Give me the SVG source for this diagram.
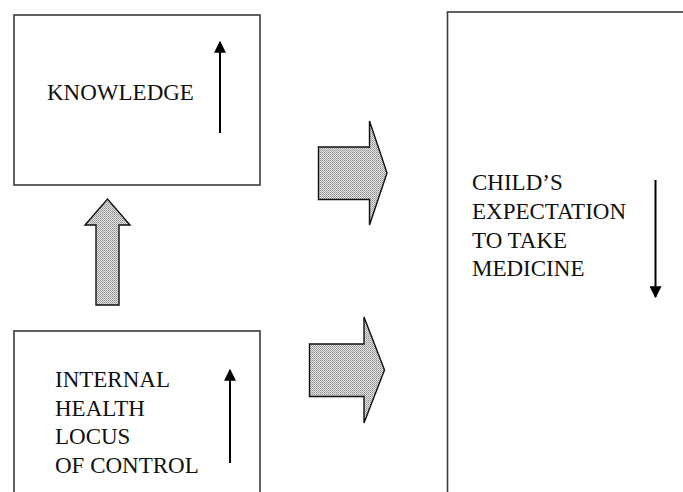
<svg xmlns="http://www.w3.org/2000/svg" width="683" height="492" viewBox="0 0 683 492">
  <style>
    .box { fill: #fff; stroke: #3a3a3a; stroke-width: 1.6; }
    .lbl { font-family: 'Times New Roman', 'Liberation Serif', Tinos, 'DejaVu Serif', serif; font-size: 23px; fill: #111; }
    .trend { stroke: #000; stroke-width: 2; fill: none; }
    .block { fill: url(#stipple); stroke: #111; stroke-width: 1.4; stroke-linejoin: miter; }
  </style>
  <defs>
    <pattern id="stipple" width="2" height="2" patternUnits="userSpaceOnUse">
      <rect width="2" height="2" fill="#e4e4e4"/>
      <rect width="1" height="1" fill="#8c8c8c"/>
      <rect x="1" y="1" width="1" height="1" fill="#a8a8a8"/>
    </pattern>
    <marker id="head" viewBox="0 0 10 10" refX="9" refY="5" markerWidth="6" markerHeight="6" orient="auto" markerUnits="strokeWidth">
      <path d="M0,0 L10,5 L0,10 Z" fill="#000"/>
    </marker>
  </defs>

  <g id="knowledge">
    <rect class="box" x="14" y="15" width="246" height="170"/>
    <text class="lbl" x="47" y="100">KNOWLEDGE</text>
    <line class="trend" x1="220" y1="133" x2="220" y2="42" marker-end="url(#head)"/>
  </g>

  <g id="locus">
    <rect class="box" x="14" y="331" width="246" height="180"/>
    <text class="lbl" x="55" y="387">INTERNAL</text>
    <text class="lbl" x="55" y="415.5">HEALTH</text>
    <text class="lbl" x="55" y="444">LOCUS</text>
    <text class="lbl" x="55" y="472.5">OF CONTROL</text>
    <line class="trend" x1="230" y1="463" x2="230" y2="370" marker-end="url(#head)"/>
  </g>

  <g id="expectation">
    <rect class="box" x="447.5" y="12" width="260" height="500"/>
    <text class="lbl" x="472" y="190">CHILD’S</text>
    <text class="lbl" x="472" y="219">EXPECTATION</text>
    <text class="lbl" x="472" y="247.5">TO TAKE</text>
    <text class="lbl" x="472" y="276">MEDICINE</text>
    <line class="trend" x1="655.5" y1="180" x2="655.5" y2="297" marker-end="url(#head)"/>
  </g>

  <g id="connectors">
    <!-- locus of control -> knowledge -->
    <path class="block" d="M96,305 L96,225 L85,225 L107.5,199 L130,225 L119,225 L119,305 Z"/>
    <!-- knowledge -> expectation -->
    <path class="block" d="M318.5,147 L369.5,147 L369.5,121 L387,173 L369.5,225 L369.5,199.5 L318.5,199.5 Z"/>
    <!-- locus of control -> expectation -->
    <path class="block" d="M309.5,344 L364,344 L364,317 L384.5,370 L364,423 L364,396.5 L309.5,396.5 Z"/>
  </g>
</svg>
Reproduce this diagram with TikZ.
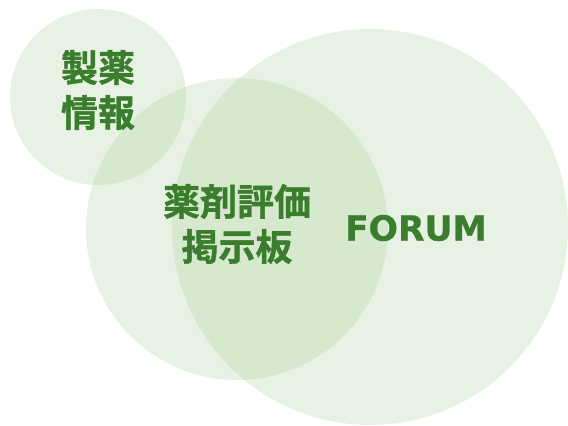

> TASK INSTRUCTIONS:
Return the full material word for word. Do not include the pictures.

> COMPLETE RESPONSE:
Give me the SVG source for this diagram.
<svg xmlns="http://www.w3.org/2000/svg" width="683" height="492" viewBox="0 0 683 492">
  <style>
    .box { fill: #fff; stroke: #3a3a3a; stroke-width: 1.6; }
    .lbl { font-family: 'Times New Roman', 'Liberation Serif', Tinos, 'DejaVu Serif', serif; font-size: 23px; fill: #111; }
    .trend { stroke: #000; stroke-width: 2; fill: none; }
    .block { fill: url(#stipple); stroke: #111; stroke-width: 1.4; stroke-linejoin: miter; }
  </style>
  <defs>
    <pattern id="stipple" width="2" height="2" patternUnits="userSpaceOnUse">
      <rect width="2" height="2" fill="#e4e4e4"/>
      <rect width="1" height="1" fill="#8c8c8c"/>
      <rect x="1" y="1" width="1" height="1" fill="#a8a8a8"/>
    </pattern>
    <marker id="head" viewBox="0 0 10 10" refX="9" refY="5" markerWidth="6" markerHeight="6" orient="auto" markerUnits="strokeWidth">
      <path d="M0,0 L10,5 L0,10 Z" fill="#000"/>
    </marker>
  </defs>

  <g id="knowledge">
    <rect class="box" x="14" y="15" width="246" height="170"/>
    <text class="lbl" x="47" y="100">KNOWLEDGE</text>
    <line class="trend" x1="220" y1="133" x2="220" y2="42" marker-end="url(#head)"/>
  </g>

  <g id="locus">
    <rect class="box" x="14" y="331" width="246" height="180"/>
    <text class="lbl" x="55" y="387">INTERNAL</text>
    <text class="lbl" x="55" y="415.5">HEALTH</text>
    <text class="lbl" x="55" y="444">LOCUS</text>
    <text class="lbl" x="55" y="472.5">OF CONTROL</text>
    <line class="trend" x1="230" y1="463" x2="230" y2="370" marker-end="url(#head)"/>
  </g>

  <g id="expectation">
    <rect class="box" x="447.5" y="12" width="260" height="500"/>
    <text class="lbl" x="472" y="190">CHILD’S</text>
    <text class="lbl" x="472" y="219">EXPECTATION</text>
    <text class="lbl" x="472" y="247.5">TO TAKE</text>
    <text class="lbl" x="472" y="276">MEDICINE</text>
    <line class="trend" x1="655.5" y1="180" x2="655.5" y2="297" marker-end="url(#head)"/>
  </g>

  <g id="connectors">
    <!-- locus of control -> knowledge -->
    <path class="block" d="M96,305 L96,225 L85,225 L107.5,199 L130,225 L119,225 L119,305 Z"/>
    <!-- knowledge -> expectation -->
    <path class="block" d="M318.5,147 L369.5,147 L369.5,121 L387,173 L369.5,225 L369.5,199.5 L318.5,199.5 Z"/>
    <!-- locus of control -> expectation -->
    <path class="block" d="M309.5,344 L364,344 L364,317 L384.5,370 L364,423 L364,396.5 L309.5,396.5 Z"/>
  </g>
</svg>
Reproduce this diagram with TikZ.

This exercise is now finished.